Mr. Chaiyot Jiwangkul, Assistant Director of Securities Analysis at Krungsri Securities (KSS), during the “Kaohoon” program on June 17, 2026, stated that the Thai market may potentially continue to move sideways. Although the ceasefire and a potential end to the war are positive factors for risk assets worldwide, the Thai bourse is still under pressure from the energy and petrochemical sectors, which collectively account for approximately 25% of the market.

Oil prices have recently fallen from nearly $90 per barrel to below $80, causing energy and petrochemical stocks to weigh on the index over the past two days.
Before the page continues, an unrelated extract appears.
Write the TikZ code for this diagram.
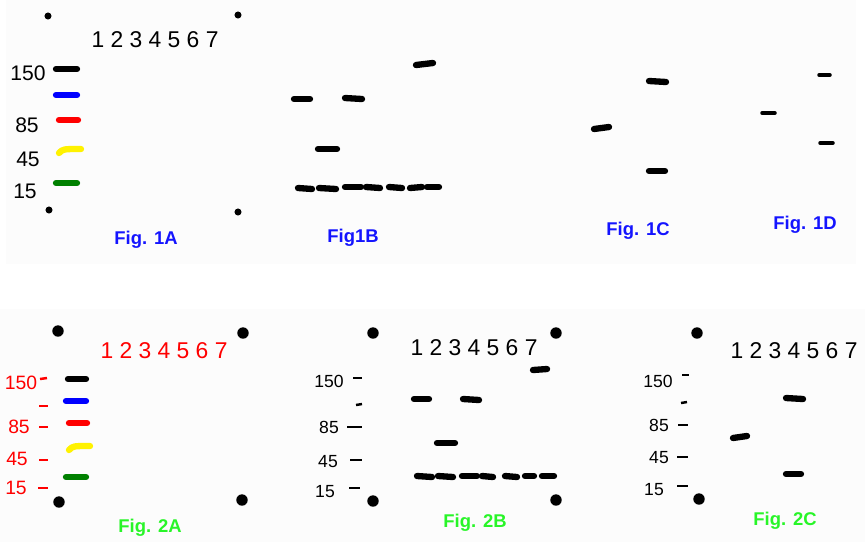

Meanwhile, stocks that benefit from lower oil prices, such as power plants, tourism, airlines, and finance, have already adjusted upward to factor in some positive developments.

At the same time, the electronics sector, which previously led the market, has seen some profit-taking, especially DELTA, after its weighting in the index increased significantly. The Thai stock exchange limits individual stock weights at no more than 10%, which has put a cap on the overall market movement.

For the remainder of this week, Mr. Chaiyot expects the SET index to continue its sideways trend, as the positive impact of the ceasefire has already been largely priced in. The market currently lacks any new, clear supporting factors, except for individual stocks with unique catalysts.

Investors are also closely watching the U.S. Federal Reserve (Fed) meeting tonight, especially the perspective of the new Fed chair on the economy, inflation, the labor market, and the interest rate outlook, all of which are critical to investment flows and the capital market environment.

Mr. Chaiyot anticipates that the Fed will likely maintain its policy rate at this meeting. Although U.S. headline inflation has shown some acceleration, core inflation is not rising rapidly enough to prompt an immediate rate hike. Additionally, the recent decline in oil prices from previous levels should help ease inflationary pressure going forward.

However, what the market needs to monitor closely is not just the Fed’s decision, but also its outlook on the U.S. economy following the recent acceleration in inflation and its view on the still-strong labor market. These will be key variables in assessing the direction of future interest rates.

Regarding the U.S. 10-year Treasury yield, which has dropped to around 4.43%, Mr. Chaiyot noted that although oil prices have decreased significantly—alleviating some inflation concerns—the market has not fully embraced the idea that inflation will slow quickly, so the bond yield has not fallen sharply.

In addition, the announcement of SET50 and SET100 index revision should provide a speculative boost to certain stocks, particularly those anticipated to be added, such as THAI, which may be included in both the SET50 and SET100 indices due to its high market capitalization.

Nevertheless, THAI still faces investor concerns regarding the remaining 75% of debt-to-equity converted shares, which will exit the Silent Period on August 3, 2026. This may exert short-term downward pressure on the share price as market participants are wary of the potentially large volume of shares that could be sold.

However, THAI retains important positive factors, including the potential inclusion in the SET50/SET100 indices and lower fuel costs, which account for approximately 40% of airline operating costs. Should operating performance improve in line with increased tourist arrivals and falling oil prices, the company’s earnings will become a key factor supporting and driving its share price going forward. Investors are advised to focus more on profit trends rather than just concerns over possible selling of the converted shares.